— Directive —
Return the material word for word. Do not include the pictures.
>> begin Data lines
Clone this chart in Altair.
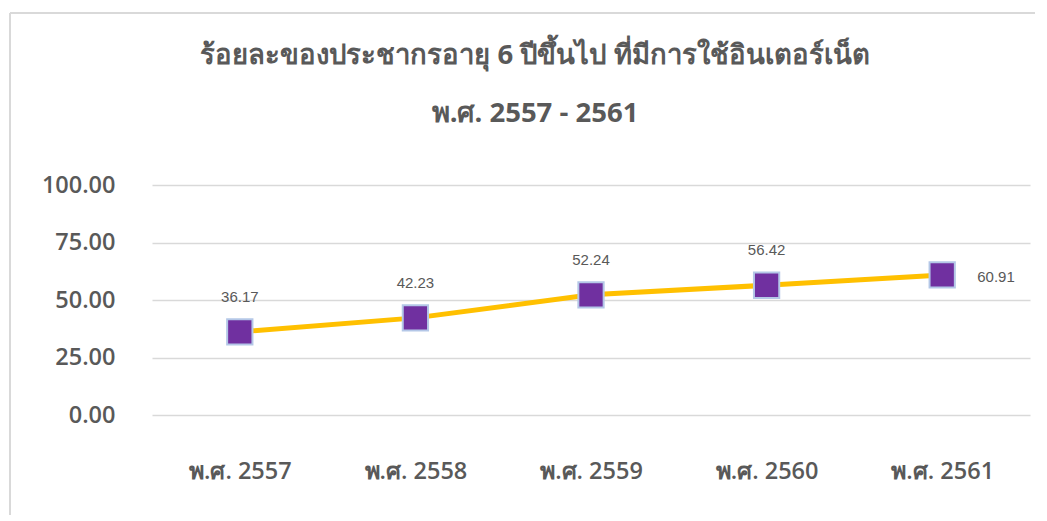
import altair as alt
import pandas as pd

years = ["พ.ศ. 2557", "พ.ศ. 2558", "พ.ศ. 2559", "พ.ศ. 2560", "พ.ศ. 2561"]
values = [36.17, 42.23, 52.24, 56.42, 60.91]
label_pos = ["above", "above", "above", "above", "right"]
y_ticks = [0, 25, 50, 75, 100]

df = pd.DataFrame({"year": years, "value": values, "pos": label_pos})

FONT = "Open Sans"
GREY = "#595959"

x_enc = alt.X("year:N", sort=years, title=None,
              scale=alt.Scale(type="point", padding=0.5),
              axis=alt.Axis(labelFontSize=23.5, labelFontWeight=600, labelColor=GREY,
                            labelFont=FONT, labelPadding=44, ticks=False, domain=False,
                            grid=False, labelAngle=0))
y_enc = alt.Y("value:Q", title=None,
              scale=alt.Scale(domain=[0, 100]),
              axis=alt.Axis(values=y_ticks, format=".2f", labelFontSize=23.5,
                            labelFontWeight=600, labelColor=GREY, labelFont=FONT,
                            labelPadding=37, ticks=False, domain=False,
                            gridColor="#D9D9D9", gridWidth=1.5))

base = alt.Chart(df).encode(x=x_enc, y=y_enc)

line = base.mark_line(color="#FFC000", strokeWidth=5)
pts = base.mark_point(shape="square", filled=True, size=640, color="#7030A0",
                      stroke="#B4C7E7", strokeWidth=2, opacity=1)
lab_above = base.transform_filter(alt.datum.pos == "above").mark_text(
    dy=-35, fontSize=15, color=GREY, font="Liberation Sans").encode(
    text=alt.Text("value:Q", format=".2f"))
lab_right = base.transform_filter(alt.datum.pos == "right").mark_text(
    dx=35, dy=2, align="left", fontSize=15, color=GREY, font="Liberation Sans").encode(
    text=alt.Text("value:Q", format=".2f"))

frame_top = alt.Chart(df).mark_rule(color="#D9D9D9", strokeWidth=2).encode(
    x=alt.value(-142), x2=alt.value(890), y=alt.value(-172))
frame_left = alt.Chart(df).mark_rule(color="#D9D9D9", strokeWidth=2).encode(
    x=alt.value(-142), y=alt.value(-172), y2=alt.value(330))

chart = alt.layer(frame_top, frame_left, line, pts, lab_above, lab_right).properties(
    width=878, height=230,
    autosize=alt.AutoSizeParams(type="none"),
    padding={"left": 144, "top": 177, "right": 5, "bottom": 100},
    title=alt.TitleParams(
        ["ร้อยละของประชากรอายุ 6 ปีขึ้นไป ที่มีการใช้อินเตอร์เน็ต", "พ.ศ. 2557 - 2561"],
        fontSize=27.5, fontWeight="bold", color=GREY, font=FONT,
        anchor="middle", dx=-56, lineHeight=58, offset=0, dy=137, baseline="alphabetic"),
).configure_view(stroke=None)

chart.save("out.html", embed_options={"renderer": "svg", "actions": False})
>> end Data lines
— Answer —
Clone this chart in Altair.
import altair as alt
import pandas as pd

years = ["พ.ศ. 2557", "พ.ศ. 2558", "พ.ศ. 2559", "พ.ศ. 2560", "พ.ศ. 2561"]
values = [36.17, 42.23, 52.24, 56.42, 60.91]
label_pos = ["above", "above", "above", "above", "right"]
y_ticks = [0, 25, 50, 75, 100]

df = pd.DataFrame({"year": years, "value": values, "pos": label_pos})

FONT = "Open Sans"
GREY = "#595959"

x_enc = alt.X("year:N", sort=years, title=None,
              scale=alt.Scale(type="point", padding=0.5),
              axis=alt.Axis(labelFontSize=23.5, labelFontWeight=600, labelColor=GREY,
                            labelFont=FONT, labelPadding=44, ticks=False, domain=False,
                            grid=False, labelAngle=0))
y_enc = alt.Y("value:Q", title=None,
              scale=alt.Scale(domain=[0, 100]),
              axis=alt.Axis(values=y_ticks, format=".2f", labelFontSize=23.5,
                            labelFontWeight=600, labelColor=GREY, labelFont=FONT,
                            labelPadding=37, ticks=False, domain=False,
                            gridColor="#D9D9D9", gridWidth=1.5))

base = alt.Chart(df).encode(x=x_enc, y=y_enc)

line = base.mark_line(color="#FFC000", strokeWidth=5)
pts = base.mark_point(shape="square", filled=True, size=640, color="#7030A0",
                      stroke="#B4C7E7", strokeWidth=2, opacity=1)
lab_above = base.transform_filter(alt.datum.pos == "above").mark_text(
    dy=-35, fontSize=15, color=GREY, font="Liberation Sans").encode(
    text=alt.Text("value:Q", format=".2f"))
lab_right = base.transform_filter(alt.datum.pos == "right").mark_text(
    dx=35, dy=2, align="left", fontSize=15, color=GREY, font="Liberation Sans").encode(
    text=alt.Text("value:Q", format=".2f"))

frame_top = alt.Chart(df).mark_rule(color="#D9D9D9", strokeWidth=2).encode(
    x=alt.value(-142), x2=alt.value(890), y=alt.value(-172))
frame_left = alt.Chart(df).mark_rule(color="#D9D9D9", strokeWidth=2).encode(
    x=alt.value(-142), y=alt.value(-172), y2=alt.value(330))

chart = alt.layer(frame_top, frame_left, line, pts, lab_above, lab_right).properties(
    width=878, height=230,
    autosize=alt.AutoSizeParams(type="none"),
    padding={"left": 144, "top": 177, "right": 5, "bottom": 100},
    title=alt.TitleParams(
        ["ร้อยละของประชากรอายุ 6 ปีขึ้นไป ที่มีการใช้อินเตอร์เน็ต", "พ.ศ. 2557 - 2561"],
        fontSize=27.5, fontWeight="bold", color=GREY, font=FONT,
        anchor="middle", dx=-56, lineHeight=58, offset=0, dy=137, baseline="alphabetic"),
).configure_view(stroke=None)

chart.save("out.html", embed_options={"renderer": "svg", "actions": False})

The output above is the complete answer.